Powdery mildew is a true fungal pathogen. It forms spores that appear as powdery substances, which typically first appear on the undersides of leaves, and which eventually will cover the entire leaf surface and cause a decrease in photosynthesis, reducing overall yield. Leaf necrosis will occur.

The infection can also move into the stem of cucurbits, and for pumpkin growers, this alone can make the crop unmarketable. The disease also predisposes stems to other diseases.

According to information from Cornell, fruit infections in cucumber and watermelon are rare, as the disease primarily infects leaves. Fruit quality and quantity is decreased due to defoliation, with incomplete fruiting, ripening, reduced size and sunscald also occurring.

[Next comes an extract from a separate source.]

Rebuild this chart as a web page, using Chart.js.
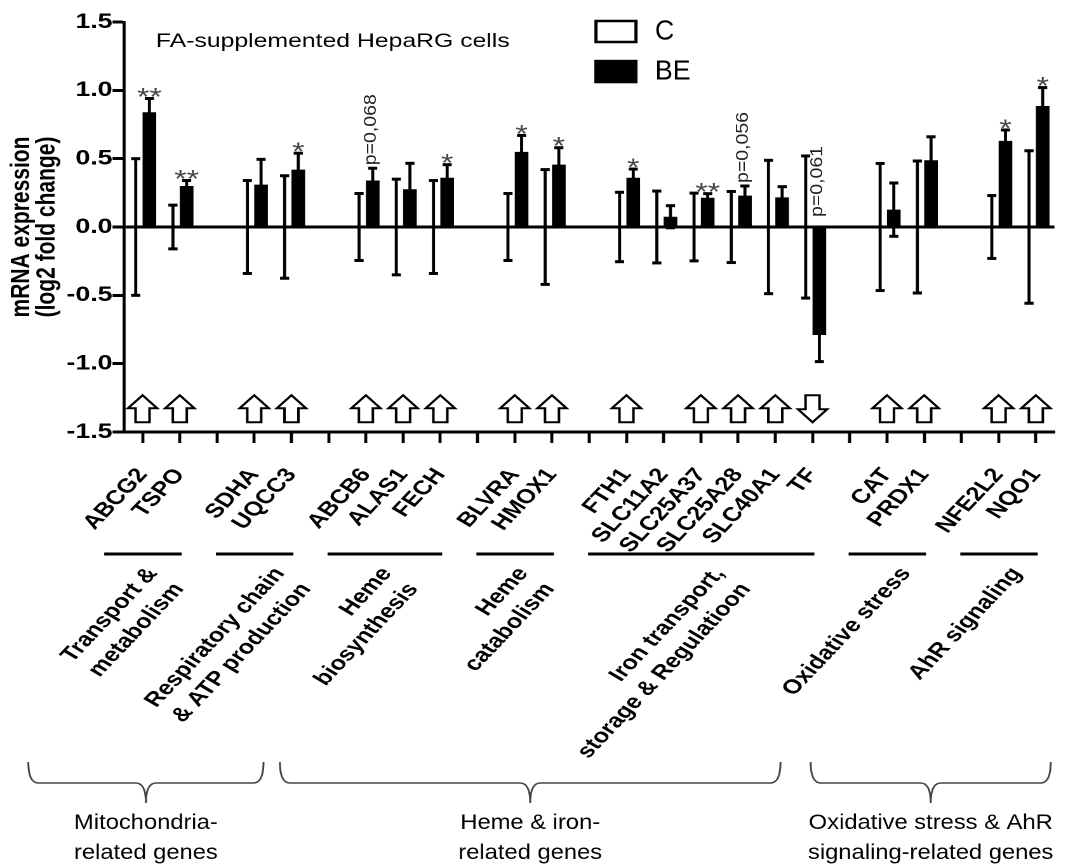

Powdery mildew in cucurbits is caused by Podosphaera xanthii, which is airborne. The spores, like with downy mildew, are windblown from plant to plant. Unlike downy mildew, primary infections favor warm and moist (not cool) conditions. But once the initial inoculum infects the plant, the environmental conditions aren’t really important, and a wide range of temperatures can favor propagation and spread. This leads to rapid development of disease symptoms. The pathogen does not require moisture on the leaf surface, as does downy mildew.

“There’s a lot of races of powdery mildew,” Higgins said, but some newer cultivars have some resistance to the disease. Modern cucumber cultivars often have resistance. Pumpkins and squash have some modern cultivars with moderate resistance, with the best option being those with resistance from both parents (homozygous resistance). In melons, resistance to race 1 and race 2 powdery mildew pathogens is of primary importance, particularly in the eastern U.S.

Early signs of powdery mildew should trigger fungicide applications. Tank mixes with fungicides having different modes of action are recommended, as controlling for resistance is important. Tank mixes should contain a systemic product and protectant fungicide in combination. FRAC codes for systemic products should be alternated. Protectant fungicides include potassium bicarbonate, sulfur and copper hydroxide. These need to be applied in large volumes to provide complete coverage to the crop.

“Scouting is still important here,” Higgins emphasized. “You’re going to want to catch this disease very early.”

According to information from Cornell, another difference between cucurbit powdery mildew and cucurbit downy mildew is powdery mildew’s production of sexual reproductive structures which do not need a living host to survive, meaning that at least theoretically, they can overwinter, possibly using alternative hosts. The role of these structures in the spread of powdery mildew is not well understood, although both mating types needed for reproduction have been found regularly. However, powdery mildew infections are thought to primarily occur through inoculation with the airborne asexually produced spores, which are obligate parasites.

Properly identifying the first signs of downy or powdery mildew is crucial for successful cucurbit production. Both diseases can spread rapidly from plant to plant and cause significant loss of yield and quality. Just as important is a scouting and treatment protocol which accounts for resistance management. Best practices include the use of resistant cultivars whenever practical.